The last tab of the Transform Data Task Properties dialog box, labeled Options, provides a number of choices controlling error handling and more advanced data transformation settings. Errors can be recorded in an exception file, with an arbitrarily assigned location and name. Its type can be either set to be compatible with SQL Server 7.0 implementation (in case you are using parsers written for this version) or customized by selecting separate files for error messages, source, and destination rows (with .source and .dest extenstions, respectively) whenever transform fails. In either case, you can assign formatting details, such as characters used for row and column delimiters, as well as text qualifiers. The next section on the Options tab determines data movement parameters, such as maximum error count (maximum number of errors that can occur before a task is terminated), fetch buffer size (number of rows fetched from a source at a time), first, and last rows (allows limiting the size of transformation, skipping header and footer rows, and resuming transfer in case of a partial failure). Finally, the last section on the Options tab, applicable strictly to SQL Server data transforms, allows you to force fast data load (which is recommended from the performance point of view, although it affects recoverability and should be followed by a full backup). Once enabled, this setting makes it possible to configure a number of suboptions, such as transferring NULL values to a destination column with a default value assigned, or behavior relating to constraints check, table locking or identity insert. You can also specify for data to be processed in batches. The value of the batch size parameter indicates the number of rows to be considered as a single unit (when set to 0, the entire data is loaded in one batch). We will explain the significance of this setting shortly.
The main advantage of the SQL Server 2000 implementation of the Transform Data Task over its SQL 7.0 predecessor is its granularity. The entire data transformation process can be divided into several distinct phases. By default, however, this functionality is hidden. In order to expose it, you need to go back to the SQL Server Enterprise Manager interface and select the Properties item from the context sensitive menu of the Data Transformation Services folder. This will display the Package Properties dialog box, with the Designer section containing a single checkbox labeled "Show multi-phase pump in DTS Designer." Note also, the other settings available within the same page (even though they are not related directly to tasks, you will find them useful in other situations). In particular, you can turn on caching in order to speed up the process of creating and opening packages in the DTS Designer (this setting causes caching of DTS tasks, transforms and OLEDB providers registered on the SQL Server, so they do not have to be reloaded every time Designer is launched). Keep in mind, though, that if you mark the corresponding checkbox, you will need to use the Refresh Cache button (or restart the Designer) in order to make newly installed providers available. Enabling the debugging option simplifies troubleshooting ActiveX scripts by employing the default Windows debuggers in error handling. Finally, you can also allow saving packages to Meta Data Services, which we will be discussing in a future article of this series.
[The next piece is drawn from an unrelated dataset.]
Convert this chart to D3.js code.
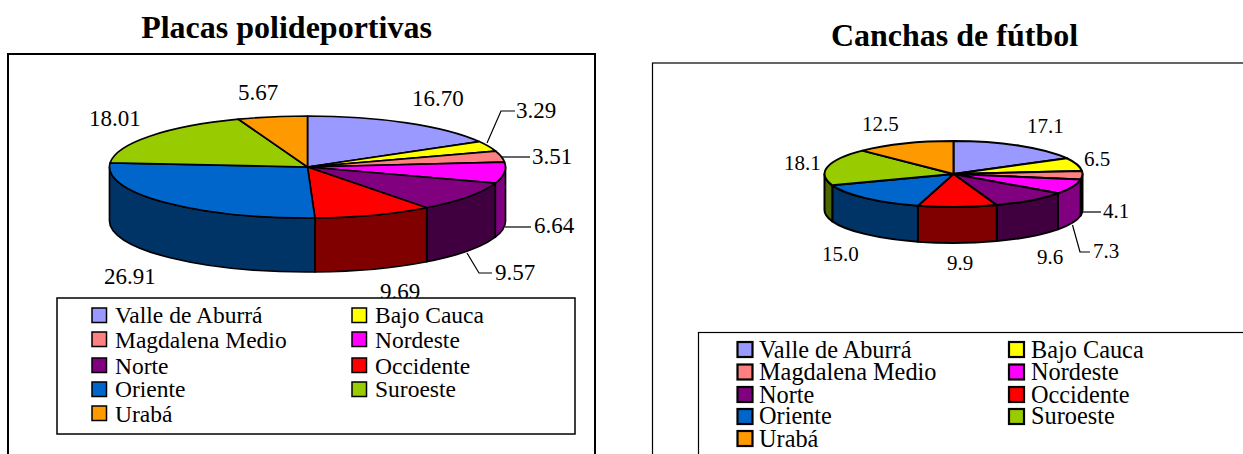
<!DOCTYPE html>
<html><head><meta charset="utf-8">
<script src="https://cdn.jsdelivr.net/npm/d3@7"></script>
<style>html,body{margin:0;padding:0;background:#fff;overflow:hidden}svg{display:block}
text{font-family:"Liberation Serif",serif;fill:#000}</style></head>
<body><svg id="c" width="1243" height="454"></svg>
<script>
const categories=["Valle de Aburrá","Bajo Cauca","Magdalena Medio","Nordeste","Norte","Occidente","Oriente","Suroeste","Urabá"];
const sliceColors=["#9999ff","#ffff00","#ff8080","#ff00ff","#800080","#ff0000","#0066cc","#99cc00","#ff9900"];
const placasValues=[16.70,3.29,3.51,6.64,9.57,9.69,26.91,18.01,5.67];
const canchasValues=[17.1,6.5,4.1,7.3,9.6,9.9,15.0,18.1,12.5];
const placasLabels=["16.70","3.29","3.51","6.64","9.57","9.69","26.91","18.01","5.67"];
const canchasLabels=["17.1","6.5","4.1","7.3","9.6","9.9","15.0","18.1","12.5"];

// layout only
const placasLayout={title:"Placas polideportivas",titleX:286.5,titleY:38,frame:[8,54,595,470],frameW:2,
 cx:307.5,cy:167,rx:198,ry:51,depth:54,sw:1.7,
 labelXY:[[412,106],[516,118],[532,164],[534,233],[495,280],[380,299],[104,284],[89,126],[238,100]],
 leaders:[null,[[487,143],[501,111],[515,111]],[[502,157],[530,157]],[[505,227],[531,227]],[[467,253],[479,273],[492,273]],null,null,null,null],
 legend:[57,298,575,434],legendW:1.5,swX:[92,352],txtX:[115,375],swY:[308,332,358,382,406],txtY:[323,348,374,397,422],swS:14.5,swW:1.5,fs:23.5,labelFs:23};
const canchasLayout={title:"Canchas de fútbol",titleX:954.5,titleY:46,frame:[652.5,63,1260,470],frameW:1.2,
 cx:953.5,cy:174,rx:129,ry:33,depth:36,sw:2,
 labelXY:[[1027,133],[1084,166],[1103,218],[1093,258],[1037,264],[947,270],[822,261],[784,170],[862,131]],
 leaders:[null,null,[[1083,212],[1101,212]],[[1072.5,225],[1080,252],[1090,252]],null,null,null,null,null],
 legend:[698.5,332.5,1270,480],legendW:1.2,swX:[737.5,1009],txtX:[759,1031],swY:[342,364.5,387,409,431],txtY:[357.5,379.5,403,424,447],swS:15,swW:2.2,fs:24.3,labelFs:21};

const svg=d3.select("#c");
function drawPie(values,labels,L){
  const g=svg.append("g");
  g.append("rect").attr("x",L.frame[0]).attr("y",L.frame[1]).attr("width",L.frame[2]-L.frame[0]).attr("height",L.frame[3]-L.frame[1])
    .attr("fill","#fff").attr("stroke","#000").attr("stroke-width",L.frameW);
  g.append("text").text(L.title).attr("x",L.titleX).attr("y",L.titleY).attr("text-anchor","middle")
    .attr("font-size",32).attr("font-weight","bold");

  const arcs=d3.pie().sort(null).value(d=>d)(values);
  const px=a=>L.cx+L.rx*Math.sin(a), py=a=>L.cy-L.ry*Math.cos(a);
  // side walls: only the part of every slice on the front half of the ellipse
  const lo=Math.PI/2, hi=3*Math.PI/2;
  const walls=arcs.map((d,i)=>({a0:Math.max(d.startAngle,lo),a1:Math.min(d.endAngle,hi),i})).filter(d=>d.a1>d.a0);
  const darken=c=>{const k=d3.rgb(c);return d3.rgb(k.r/2,k.g/2,k.b/2).formatHex();};
  g.selectAll(".wall").data(walls).join("path").attr("class","wall")
    .attr("fill",d=>darken(sliceColors[d.i])).attr("stroke","#000").attr("stroke-width",L.sw).attr("stroke-linejoin","round")
    .attr("d",d=>{
      const p=d3.path();
      p.moveTo(px(d.a0),py(d.a0));
      p.lineTo(px(d.a0),py(d.a0)+L.depth);
      return p.toString()+`A${L.rx},${L.ry} 0 0 1 ${px(d.a1)},${py(d.a1)+L.depth}L${px(d.a1)},${py(d.a1)}A${L.rx},${L.ry} 0 0 0 ${px(d.a0)},${py(d.a0)}Z`;
    });
  // top surface
  const arc=d3.arc().innerRadius(0).outerRadius(L.rx);
  g.append("g").attr("transform",`translate(${L.cx},${L.cy}) scale(1,${L.ry/L.rx})`)
    .selectAll("path").data(arcs).join("path")
    .attr("d",arc).attr("fill",(d,i)=>sliceColors[i]).attr("stroke","#000").attr("stroke-width",L.sw)
    .attr("stroke-linejoin","round").attr("vector-effect","non-scaling-stroke");
  // leaders
  const line=d3.line();
  g.selectAll(".leader").data(L.leaders.filter(Boolean)).join("path").attr("class","leader")
    .attr("d",line).attr("fill","none").attr("stroke","#000").attr("stroke-width",1.2);
  // data labels
  g.selectAll(".lab").data(labels).join("text").attr("class","lab").text(d=>d)
    .attr("x",(d,i)=>L.labelXY[i][0]).attr("y",(d,i)=>L.labelXY[i][1])
    .attr("font-size",L.labelFs);
  // legend
  g.append("rect").attr("x",L.legend[0]).attr("y",L.legend[1]).attr("width",L.legend[2]-L.legend[0]).attr("height",L.legend[3]-L.legend[1])
    .attr("fill","#fff").attr("stroke","#000").attr("stroke-width",L.legendW);
  const row=i=>Math.floor(i/2), col=i=>i%2;
  g.selectAll(".sw").data(categories).join("rect").attr("class","sw")
    .attr("x",(d,i)=>L.swX[col(i)]).attr("y",(d,i)=>L.swY[row(i)]).attr("width",L.swS).attr("height",L.swS)
    .attr("fill",(d,i)=>sliceColors[i]).attr("stroke","#000").attr("stroke-width",L.swW);
  g.selectAll(".lt").data(categories).join("text").attr("class","lt").text(d=>d)
    .attr("x",(d,i)=>L.txtX[col(i)]).attr("y",(d,i)=>L.txtY[row(i)])
    .attr("font-size",L.fs);
}
drawPie(placasValues,placasLabels,placasLayout);
drawPie(canchasValues,canchasLabels,canchasLayout);
</script></body></html>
Once the "Show multi-phase pump in DTS Designer" checkbox is marked, click on the OK button, open the Local Packages folder, and open the package we created previously (for steps describing its creation refer to the previous article of this series) in the DTS Designer window. Bring up the Properties dialog box for the Data Transform Task within this package. Make sure that the Source tab contains the following SQL query:
SELECT Shippers.ShipperID, Shippers.CompanyName, Shippers.Phone, COUNT(OrderID) AS Orders FROM Shippers INNER JOIN Orders ON ShipVia = ShipperID GROUP BY Shippers.ShipperID, Shippers.CompanyName, Shippers.Phone
Since we used tempdb as our destination data store, it is likely that you will need to recreate the target table (otherwise you will receive an error message indicating that the target table does not exist). To verify whether this is the case, display the content of the Destination tab. If the table structure is not listed there, click on the Create... button and use the following SQL statement:
CREATE TABLE [ShippersOrders] ( [ShipperID] int NOT NULL, [CompanyName] nvarchar (40) NOT NULL, [Phone] nvarchar (24) NULL, [Orders] int)
Next, switch to the Transformations tab. First, notice an additional, previously not present list box labeled "Phases filter." By default, it will contain the "Row transform" entry, since this is the only one that existed in SQL Server 7.0 and one that is exposed by default in the SQL Server 2000 implementation. However, you can easily verify that the list box contains a number of other entries, corresponding to all phases (and sub-phases) of the Transform Data Task. In order to explore the full functionality of multiphase data pump, we will use ActiveX Script, so remove any existing transformations with the help of the Delete button. Click on New, ensure that ActiveX Script entry is selected in the Create New Transformation dialog box and confirm your choice. In the Transformation Options dialog box, you will notice an additional tab named Phases. From here, you can specify which phases (and sub-phases) your transform will be using. As indicated before, only the Row transform function option is marked. We will modify it shortly. Modify the content of the Source and Destination tabs so that all available columns are listed as selected. Switch to the General tab and click on the Properties... button. This will display the ActiveX Script Transformation Properties dialog box, with all phases listed on the Phases tab (tabs appear in the lower portion of the dialog box). Select the checkboxes next to each of them and auto generate the relevant code with the Auto Gen. button. As soon as this happens, the code will appear in the code window on the right hand side.